The situation will get even harder for tar-sands investors if protests led by indigenous groups in Minnesota succeed in halting an expansion of the Line 3 pipeline—which is being built by the Canadian company Enbridge Energy, and will carry tar-sands oil and regular crude—or if protesters north of the border are able to block a huge expansion of the Trans Mountain pipeline, from Alberta to Canada’s Pacific Coast. Still, as a truly useful Twitter thread from the Cambridge, England, chapter of the Extinction Rebellion movement pointed out last week, there are plenty of other places around the world that are still trying to increase their oil output by developing new projects or enlarging existing fields. Examples ranged from projects in Norway and Russia to those in Uganda and Nigeria, from Mexico and Brazil to Japan and Guyana, from Vietnam and South Africa to Pakistan and Papua New Guinea—and the United States. The governments and companies involved surely know that electric vehicles will soon replace conventional cars, and that solar and wind power are growing cheaper every day. But rather than joining in the effort to speed that transition—and speed is the only thing that gives us a hope of solving the climate equation—they have decided to pump and sell what they can while there is still some market left for it.

In the process, they are undercutting other efforts of theirs, designed theoretically to deal with the climate peril. Prime Minister Justin Trudeau, for instance, announced over the weekend that Canada would double its commitment regarding “climate finance” for developing nations around the world, giving more than five billion dollars to the United Nations to support mitigation and adaptation efforts. But that amount is nearly equal to what the country is spending to buy and build the newly nationalized Trans Mountain pipeline, after its former, corporate owner decided to stop throwing good money after bad. Politicians would far rather make promises about the future than shut down existing projects; that means shutting down jobs, some of them good ones. But the math is dauntingly clear.

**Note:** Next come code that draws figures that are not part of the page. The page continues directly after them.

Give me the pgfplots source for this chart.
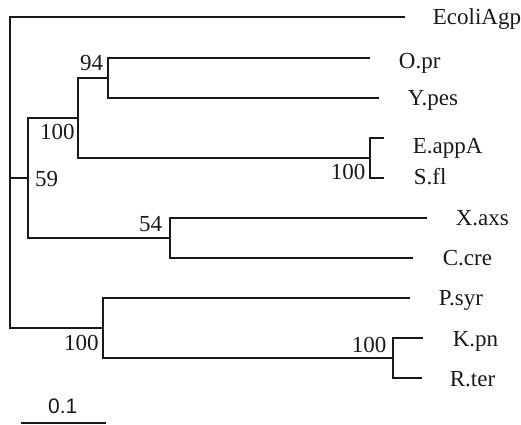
\documentclass[border=0pt]{standalone}
\usepackage{fontspec}
\setmainfont{Liberation Serif}
\newfontfamily\seriff{Liberation Serif}
\newfontfamily\sansf{Liberation Sans}
\usepackage{pgfplots}
\pgfplotsset{compat=1.18}
\begin{document}
\begin{tikzpicture}
\begin{axis}[
  width=521pt, height=425pt, scale only axis,
  xmin=0, xmax=521, ymin=0, ymax=425, y dir=reverse,
  hide axis, clip=false,
  tree/.style={line width=1.8pt, draw=black!90, line join=miter, line cap=butt, mark=none},
  nodes={font=\seriff\fontsize{23}{27}\selectfont, inner sep=0pt, anchor=base west, text=black!90},
]
\addplot[draw=none] coordinates {(0,0) (521,425)};
% root
\addplot[tree] coordinates {(405,17) (10,17) (10,328) (103,328)};
\addplot[tree] coordinates {(10,178) (28,178)};
% node 59
\addplot[tree] coordinates {(78,118) (28,118) (28,238) (170,238)};
% node 100a
\addplot[tree] coordinates {(108,78) (78,78) (78,158) (370,158)};
% node 94
\addplot[tree] coordinates {(370,58) (108,58) (108,98) (379,98)};
% E.appA / S.fl
\addplot[tree] coordinates {(384,138) (370,138) (370,178) (384,178)};
% node 54
\addplot[tree] coordinates {(427,218) (170,218) (170,258) (413,258)};
% node 100b
\addplot[tree] coordinates {(410,298) (103,298) (103,358) (393,358)};
% K.pn / R.ter
\addplot[tree] coordinates {(423,338) (393,338) (393,378) (422,378)};
% scale bar
\addplot[tree] coordinates {(21,423) (106,423)};

% leaf labels
\node at (axis cs:433,25) {EcoliAgp};
\node at (axis cs:399,69) {O.pr};
\node at (axis cs:408,106) {Y.pes};
\node at (axis cs:413,154) {E.appA};
\node at (axis cs:414,185) {S.fl};
\node at (axis cs:456,226) {X.axs};
\node at (axis cs:443,266) {C.cre};
\node at (axis cs:439,306) {P.syr};
\node at (axis cs:453,347) {K.pn};
\node at (axis cs:450,387) {R.ter};
% bootstrap values
\node at (axis cs:80,71) {94};
\node at (axis cs:40,140) {100};
\node at (axis cs:35,187) {59};
\node at (axis cs:139,232) {54};
\node at (axis cs:64,351) {100};
\node at (axis cs:331,180) {100};
\node at (axis cs:352,353) {100};
% scale label
\node[font=\sansf\fontsize{21}{25}\selectfont] at (axis cs:48,414) {0.1};
\end{axis}
\end{tikzpicture}
\end{document}
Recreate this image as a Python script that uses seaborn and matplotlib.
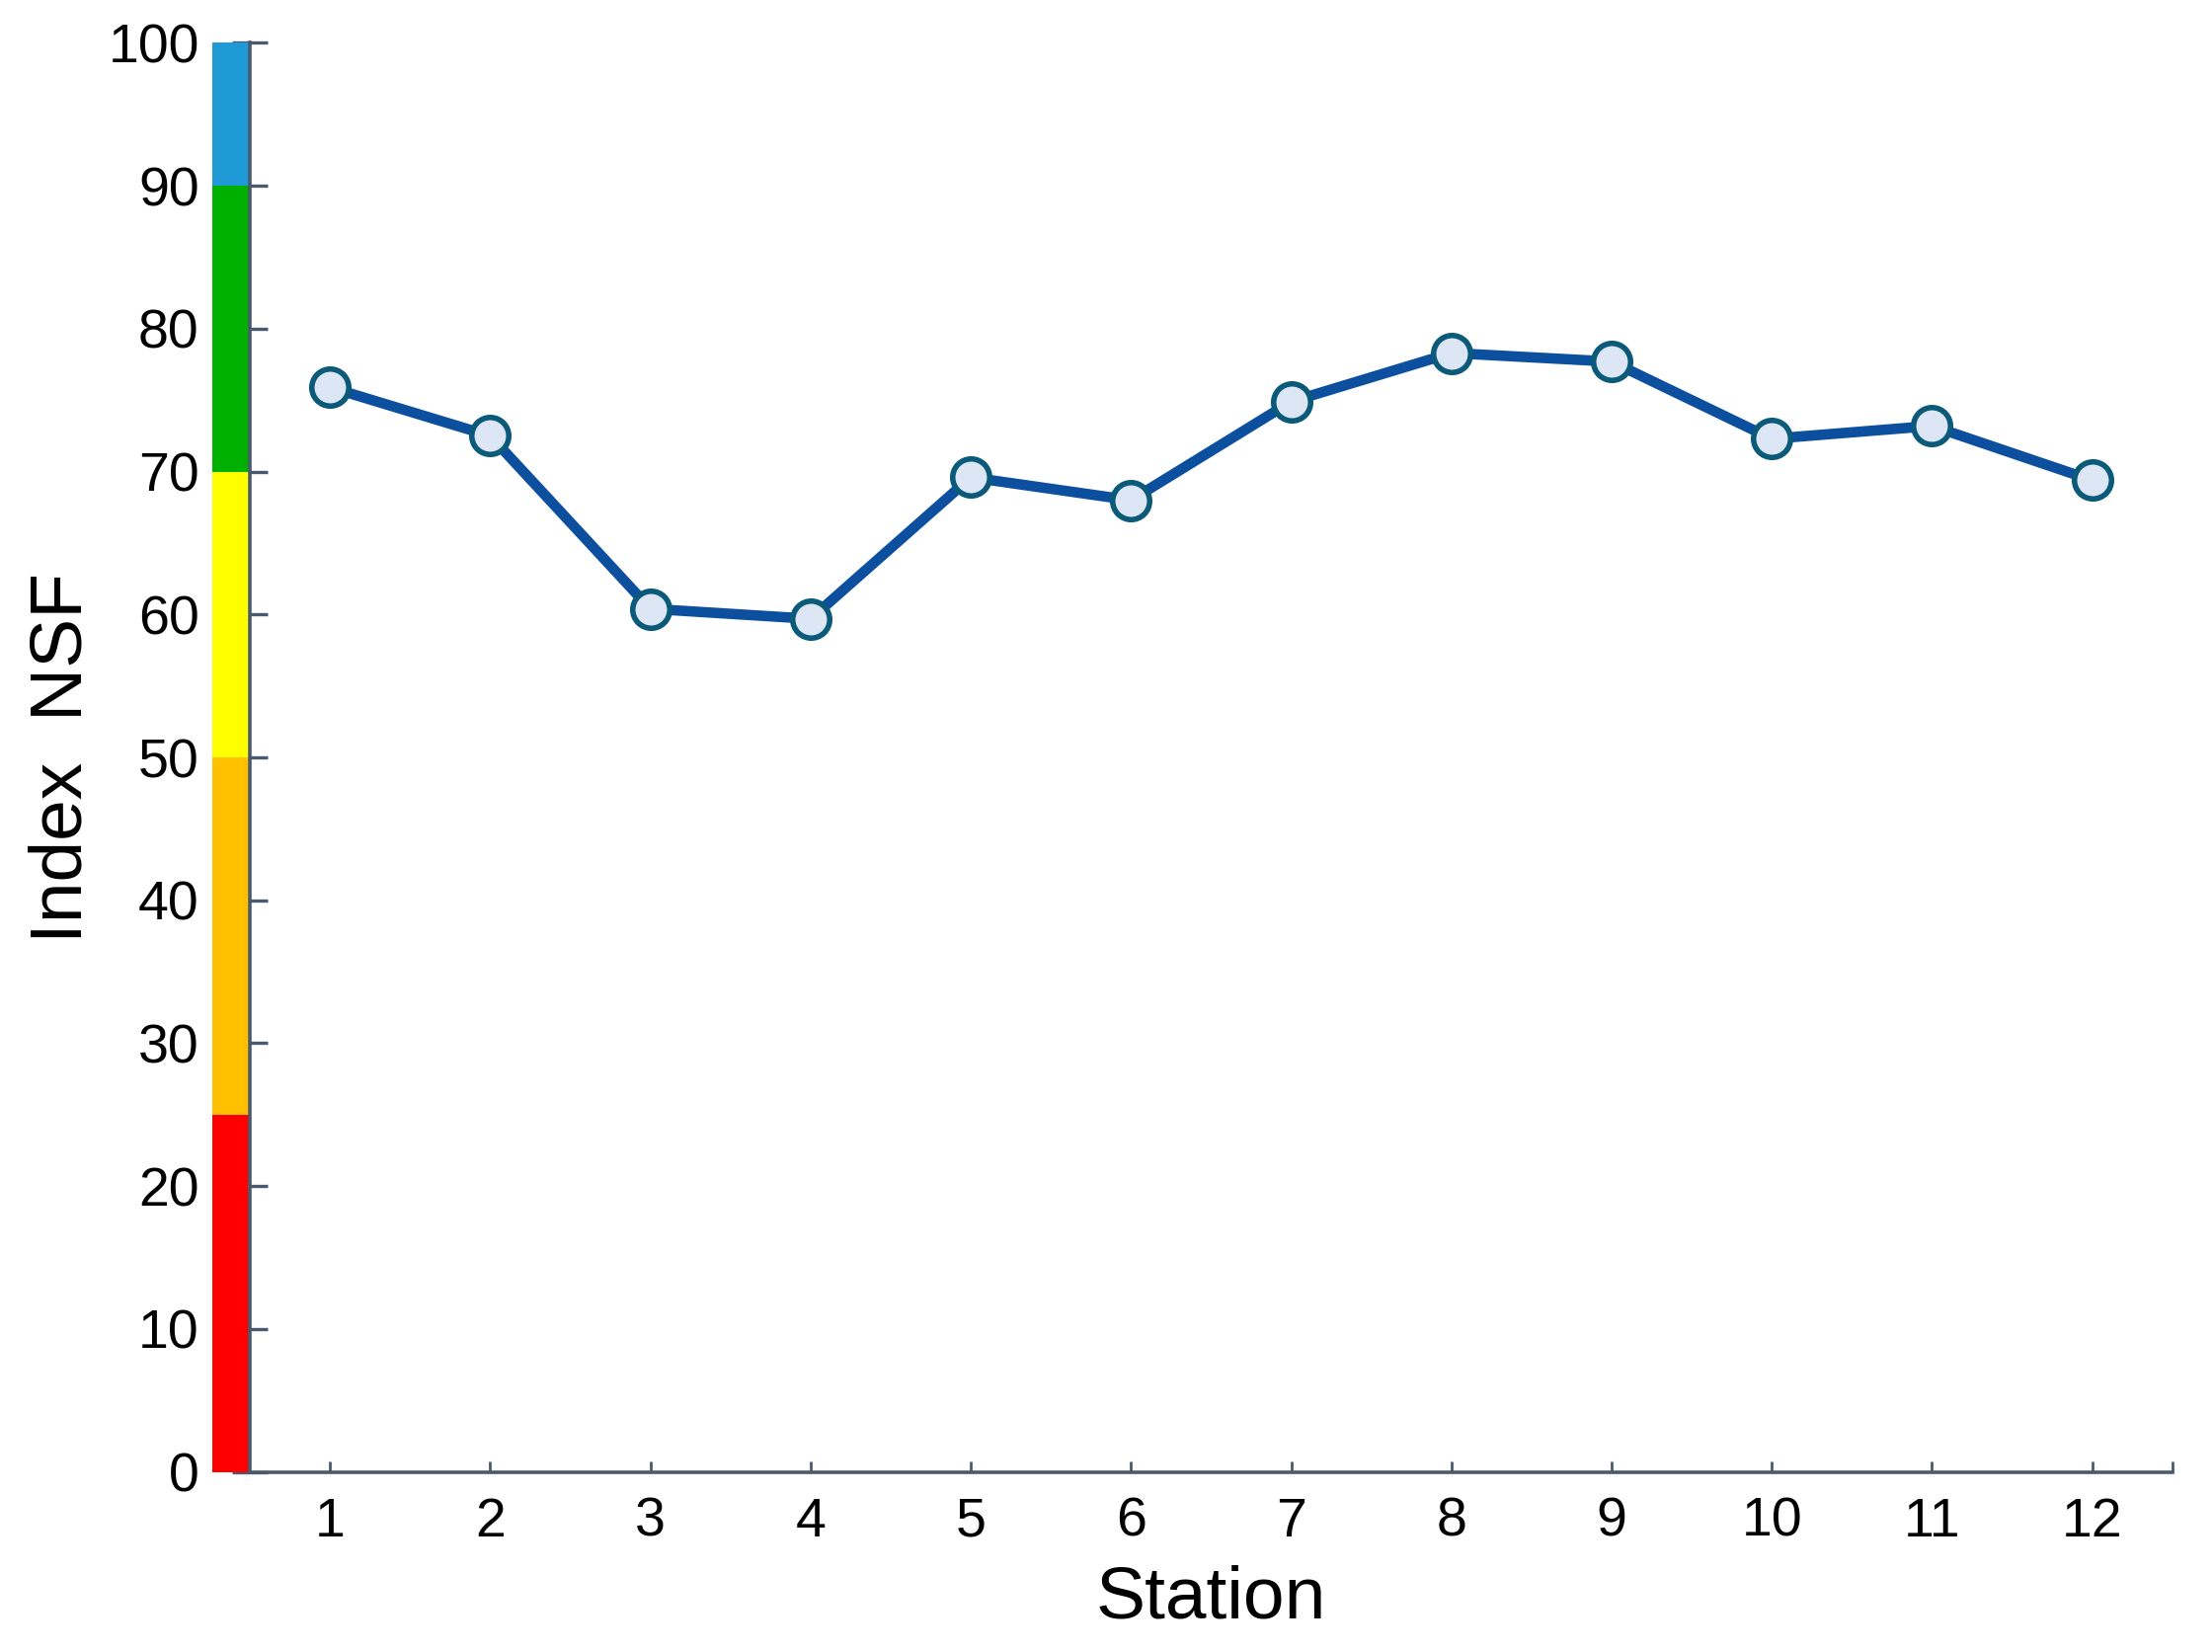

So the effort to stop these projects will continue, even in the face of adverse court rulings, such as one, on Monday, that upheld Minnesota’s right to proceed with Line 3. And protesters are steadily growing more sophisticated: one coalition has compiled a list of the banks that fund Enbridge, so the campaign can carry on in the canyons of Wall Street as well as in the marshes of Minnesota. There are a great many fronts in the battle for the climate, and this is a crucially important flank.